An article on Sunday about Campbell Brown’s role as Facebook’s head of news partnerships erroneously included a reference to Palestinian actions as an example of the sort of far-right conspiracy stories that have plagued Facebook. In fact, Palestinian officials have acknowledged providing payments to the families of Palestinians killed while carrying out attacks on Israelis or convicted of terrorist acts and imprisoned in Israel; that is not a conspiracy theory.
That’s a step in the right direction, of course. But note that the correction describes the erroneous Palestinian story as “an example of the sort of far-right conspiracy stories that have plagued Facebook.” In fact, it was the only example. The corrected paragraph now reads:
Once those shows get started, Ms.

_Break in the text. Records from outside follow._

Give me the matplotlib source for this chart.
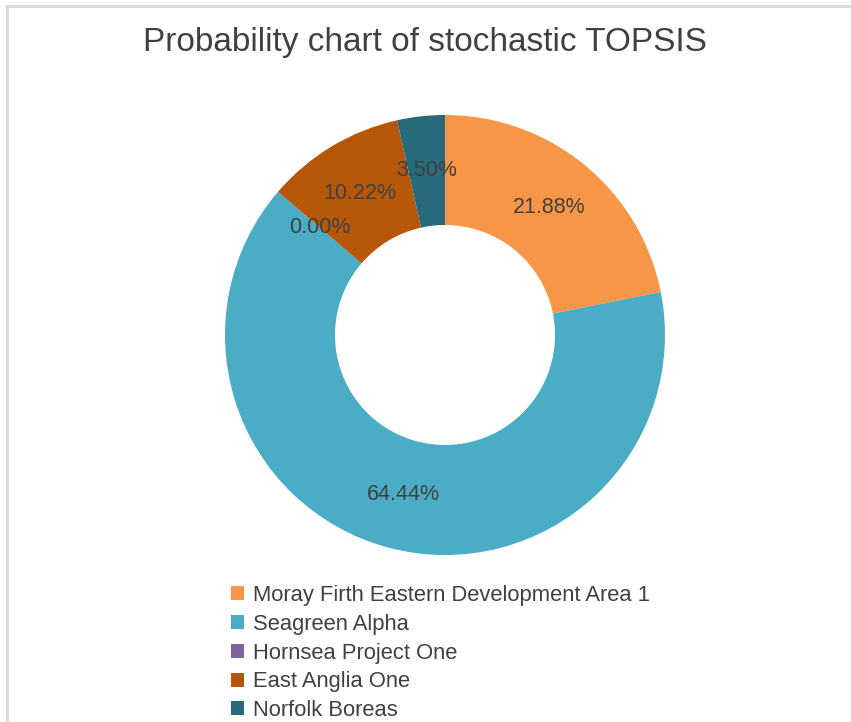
import matplotlib.pyplot as plt
from matplotlib.lines import Line2D

labels = ['Moray Firth Eastern Development Area 1', 'Seagreen Alpha',
          'Hornsea Project One', 'East Anglia One', 'Norfolk Boreas']
probs = [21.88, 64.44, 0.00, 10.22, 3.50]
colors = ['#F79646', '#4BACC6', '#8064A2', '#B65708', '#276A7B']

plt.rcParams['font.family'] = ['Liberation Sans', 'DejaVu Sans']
txt = '#404040'
total = sum(probs)

fig = plt.figure(figsize=(8.51, 7.22), dpi=100)
W, H = 851, 722

# chart frame (only top and left edges visible in the crop)
fig.add_artist(Line2D([6 / W, 1], [1 - 6 / H, 1 - 6 / H], color='#D9D9D9', lw=2))
fig.add_artist(Line2D([7 / W, 7 / W], [0, 1 - 6 / H], color='#D9D9D9', lw=2))

ax = fig.add_axes([225 / W, 167 / H, 440 / W, 440 / H])
wedges, texts, autotexts = ax.pie(probs, colors=colors, startangle=90, counterclock=False,
                                  autopct=lambda p: '%.2f%%' % (p * total / 100),
                                  pctdistance=0.75,
                                  wedgeprops=dict(width=0.5, linewidth=0),
                                  textprops=dict(color=txt, fontsize=15.5))
ax.set_xlim(-1, 1)
ax.set_ylim(-1, 1)
ax.set_aspect('equal')

fig.text(425 / W, 1 - 42 / H, 'Probability chart of stochastic TOPSIS',
         ha='center', va='center', fontsize=24, color=txt)

fig.legend(wedges, labels, loc='upper left', bbox_to_anchor=(231 / W, 1 - 585 / H),
           frameon=False, fontsize=15.8, labelcolor=txt, handlelength=0.6, handleheight=0.6,
           handletextpad=0.4, labelspacing=0.355, borderpad=0, borderaxespad=0)

fig.savefig('out.png', dpi=100)
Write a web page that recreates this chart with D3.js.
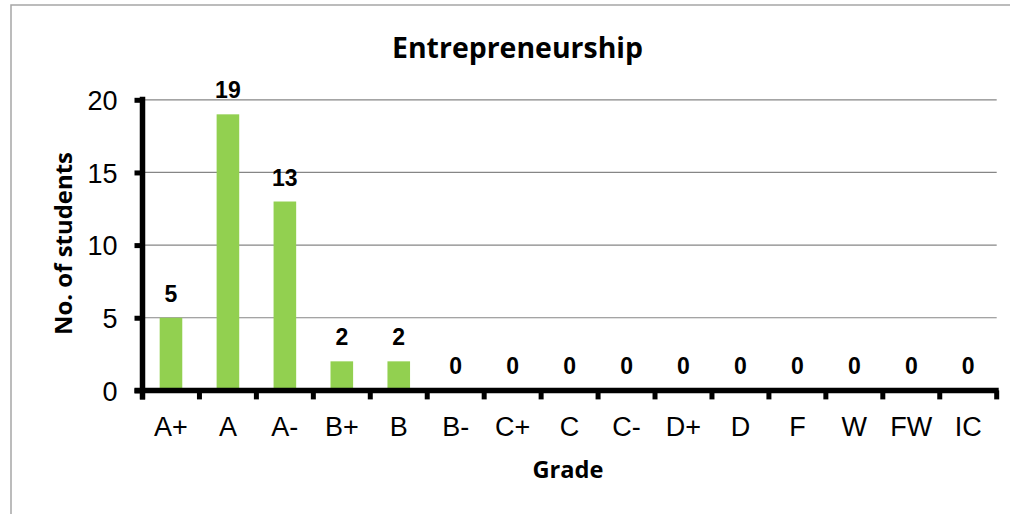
<!DOCTYPE html>
<html>
<head>
<meta charset="utf-8">
<script src="https://cdn.jsdelivr.net/npm/d3@7"></script>
<style>
html,body{margin:0;padding:0;background:#fff;}
svg{display:block;}
</style>
</head>
<body>
<svg id="chart" width="1010" height="514"></svg>
<script>
const categories = ["A+","A","A-","B+","B","B-","C+","C","C-","D+","D","F","W","FW","IC"];
const values = [5,19,13,2,2,0,0,0,0,0,0,0,0,0,0];
const yTicks = [0,5,10,15,20];
const title = "Entrepreneurship";
const xTitle = "Grade";
const yTitle = "No. of students";

const svg = d3.select("#chart");
const plotLeft = 142.5, plotRight = 996.7, plotTop = 99.8, plotBottom = 390.4;

// outer border
svg.append("rect").attr("x",11).attr("y",5).attr("width",1010).attr("height",520)
  .attr("fill","none").attr("stroke","#a6a6a6").attr("stroke-width",1.5);

const xb = d3.scaleBand().domain(categories).range([plotLeft,plotRight]);
const y = d3.scaleLinear().domain([0,20]).range([plotBottom,plotTop]);

// gridlines
svg.append("g").selectAll("line").data(yTicks.filter(d=>d>0)).join("line")
  .attr("x1",plotLeft).attr("x2",plotRight)
  .attr("y1",d=>y(d)).attr("y2",d=>y(d))
  .attr("stroke","#868686").attr("stroke-width",1.2);

// bars
svg.append("g").selectAll("rect").data(values).join("rect")
  .attr("x",(d,i)=>xb(categories[i])+xb.bandwidth()/2-11.3)
  .attr("width",22.6)
  .attr("y",d=>y(d))
  .attr("height",d=>plotBottom-y(d))
  .attr("fill","#92D050");

// y axis
const yAxis = d3.axisLeft(y).tickValues(yTicks).tickSize(8).tickPadding(17);
const gy = svg.append("g").attr("transform",`translate(${plotLeft},0)`).call(yAxis);
gy.select(".domain").remove();
gy.selectAll(".tick line").attr("stroke","#000").attr("stroke-width",5);
gy.selectAll(".tick text").attr("font-family","'Liberation Sans', Arial, sans-serif")
  .attr("font-size",27).attr("fill","#000").attr("dy","0.36em");
svg.append("line").attr("x1",plotLeft).attr("x2",plotLeft).attr("y1",y(20)-3).attr("y2",plotBottom+9)
  .attr("stroke","#000").attr("stroke-width",5.5);

// x axis
const tickPos = categories.map(c=>xb(c)).concat([plotRight]);
svg.append("g").selectAll("line").data(tickPos).join("line")
  .attr("x1",d=>d).attr("x2",d=>d).attr("y1",plotBottom).attr("y2",plotBottom+9)
  .attr("stroke","#000").attr("stroke-width",5);
svg.append("line").attr("x1",plotLeft-8).attr("x2",plotRight+2).attr("y1",plotBottom).attr("y2",plotBottom)
  .attr("stroke","#000").attr("stroke-width",5.5);
svg.append("g").selectAll("text").data(categories).join("text")
  .attr("x",c=>xb(c)+xb.bandwidth()/2).attr("y",436)
  .attr("text-anchor","middle")
  .attr("font-family","'Liberation Sans', Arial, sans-serif").attr("font-size",27)
  .attr("fill","#000").text(c=>c);

// data labels
svg.append("g").selectAll("text").data(values).join("text")
  .attr("x",(d,i)=>xb(categories[i])+xb.bandwidth()/2)
  .attr("y",d=>y(d)-16)
  .attr("text-anchor","middle")
  .attr("font-family","'Liberation Sans', Arial, sans-serif").attr("font-weight","bold")
  .attr("font-size",23).attr("fill","#000").text(d=>d);

// title
svg.append("text").attr("x",517.5).attr("y",58).attr("text-anchor","middle")
  .attr("font-family","'Open Sans', sans-serif").attr("font-weight","bold").attr("font-size",29)
  .attr("textLength",251).attr("lengthAdjust","spacingAndGlyphs")
  .attr("fill","#000").text(title);

// x title
svg.append("text").attr("x",568).attr("y",478).attr("text-anchor","middle")
  .attr("font-family","'Open Sans', sans-serif").attr("font-weight","bold").attr("font-size",24)
  .attr("textLength",71).attr("lengthAdjust","spacingAndGlyphs")
  .attr("fill","#000").text(xTitle);

// y title
svg.append("text").attr("transform","translate(72,243.5) rotate(-90)").attr("text-anchor","middle")
  .attr("font-family","'Open Sans', sans-serif").attr("font-weight","bold").attr("font-size",24)
  .attr("textLength",183).attr("lengthAdjust","spacingAndGlyphs")
  .attr("fill","#000").text(yTitle);
</script>
</body>
</html>
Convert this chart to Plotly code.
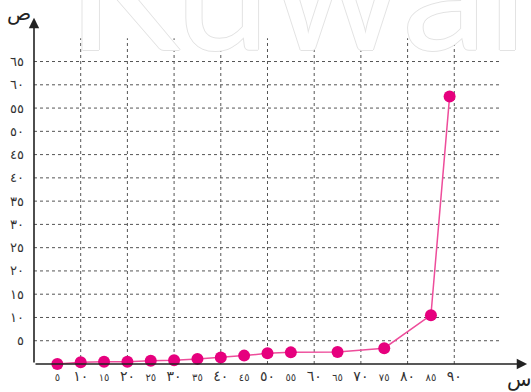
import plotly.graph_objects as go

# ── Data ───────────────────────────────────────────────────────────────────
x_values = [5, 10, 15, 20, 25, 30, 35, 40, 45, 50, 55, 65, 75, 85, 89]
y_values = [0, 0.4, 0.5, 0.5, 0.7, 0.8, 1.1, 1.4, 1.8, 2.3, 2.5, 2.6, 3.4, 10.5, 57.5]

x_tick_vals = [5, 10, 15, 20, 25, 30, 35, 40, 45, 50, 55, 60, 65, 70, 75, 80, 85, 90]
x_tick_text = ["٥", "١٠", "١٥", "٢٠", "٢٥", "٣٠", "٣٥", "٤٠", "٤٥",
               "٥٠", "٥٥", "٦٠", "٦٥", "٧٠", "٧٥", "٨٠", "٨٥", "٩٠"]
y_tick_vals = [5, 10, 15, 20, 25, 30, 35, 40, 45, 50, 55, 60, 65]
y_tick_text = ["٥", "١٠", "١٥", "٢٠", "٢٥", "٣٠", "٣٥", "٤٠", "٤٥",
               "٥٠", "٥٥", "٦٠", "٦٥"]

# ── Style ──────────────────────────────────────────────────────────────────
MARKER = "#E6007E"
LINE = "#EE4D9B"
GRID = "#555555"
AXIS = "#222222"
FONT = "DejaVu Sans"
X_MAX, Y_MAX = 106, 75
W, H = 531, 392
L, R, T, B = 34, 2, 15, 28


def paper(px, py):
    """pixel position in the figure -> paper coordinates of the plot area"""
    return (px - L) / (W - L - R), (H - B - py) / (H - T - B)


# multiples of ten are printed larger than the in-between labels
x_labels = [
    f'<span style="font-size:14px">{t}</span>' if v % 10 == 0
    else f'<span style="font-size:10px">{t}</span>'
    for v, t in zip(x_tick_vals, x_tick_text)
]

fig = go.Figure(
    go.Scatter(
        x=x_values,
        y=y_values,
        mode="lines+markers",
        line=dict(color=LINE, width=1.5),
        marker=dict(color=MARKER, size=12),
        cliponaxis=False,
        hoverinfo="skip",
    )
)

# dotted grid: vertical every 10 up to 70, horizontal every 5 out to 100
shapes = []
for v in x_tick_vals:
    if v % 10 == 0:
        shapes.append(dict(type="line", x0=v, x1=v, y0=0, y1=70, xref="x", yref="y",
                           line=dict(color=GRID, width=1, dash="dot"), layer="below"))
for v in y_tick_vals:
    shapes.append(dict(type="line", x0=0, x1=100, y0=v, y1=v, xref="x", yref="y",
                       line=dict(color=GRID, width=1, dash="dot"), layer="below"))

sx, sy = paper(19, 13)
ex, ey = paper(519, 379)
wx, wy = paper(65, 88)
annotations = [
    # faint watermark
    dict(x=wx, y=wy, xref="paper", yref="paper", text="Kuwait",
         xanchor="left", yanchor="bottom", showarrow=False,
         font=dict(family="Lato", size=170, color="#ffffff",
                   shadow="1px 0 #e3e3e3, -1px 0 #e3e3e3, 0 1px #e3e3e3, 0 -1px #e3e3e3")),
    # axes with arrow heads
    dict(x=X_MAX - 0.4, y=0, ax=0, ay=0, xref="x", yref="y", axref="x", ayref="y",
         text="", showarrow=True, arrowhead=2, arrowsize=1.3, arrowwidth=1.6,
         arrowcolor=AXIS),
    dict(x=0, y=Y_MAX - 0.6, ax=0, ay=0, xref="x", yref="y", axref="x", ayref="y",
         text="", showarrow=True, arrowhead=2, arrowsize=1.3, arrowwidth=1.6,
         arrowcolor=AXIS),
    # axis names
    dict(x=sx, y=sy, xref="paper", yref="paper", text="ص",
         xanchor="center", yanchor="middle",
         showarrow=False, font=dict(family=FONT, size=20, color=AXIS)),
    dict(x=ex, y=ey, xref="paper", yref="paper", text="س",
         xanchor="center", yanchor="middle",
         showarrow=False, font=dict(family=FONT, size=20, color=AXIS)),
]

fig.update_layout(
    width=W,
    height=H,
    margin=dict(l=L, r=R, t=T, b=B),
    plot_bgcolor="white",
    paper_bgcolor="white",
    showlegend=False,
    font=dict(family=FONT, color="#333333"),
    shapes=shapes,
    annotations=annotations,
    xaxis=dict(range=[0, X_MAX], showgrid=False, zeroline=False, showline=False,
               tickvals=x_tick_vals, ticktext=x_labels, ticks="",
               ticklabelstandoff=4, tickangle=0, automargin=False),
    yaxis=dict(range=[0, Y_MAX], showgrid=False, zeroline=False, showline=False,
               tickvals=y_tick_vals, ticktext=y_tick_text, ticks="",
               ticklabelstandoff=9, tickfont=dict(size=13), automargin=False),
)

# the page's default body margin would push the figure 8px in
fig.write_html("out.html", config={"displayModeBar": False},
               post_script="document.body.style.margin = '0';")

Brown wants to use Facebook’s existing Watch product — a service introduced in 2017 as a premium product with more curation that has nonetheless been flooded with far-right conspiracy programming — to be a breaking news destination.
If the journalist’s best example of “far-right conspiracy programming” on Facebook turned out to be wrong, why should we believe that Facebook’s Watch is “flooded” with such content? And is there far-left conspiracy programming on Watch, too? Or does the Times believe there is no such thing as a far-left conspiracy theory? Some would say that the Times itself has peddled more than a few such theories.
The New York Times suffers from a deep rot that will take much more than an occasional correction to cure.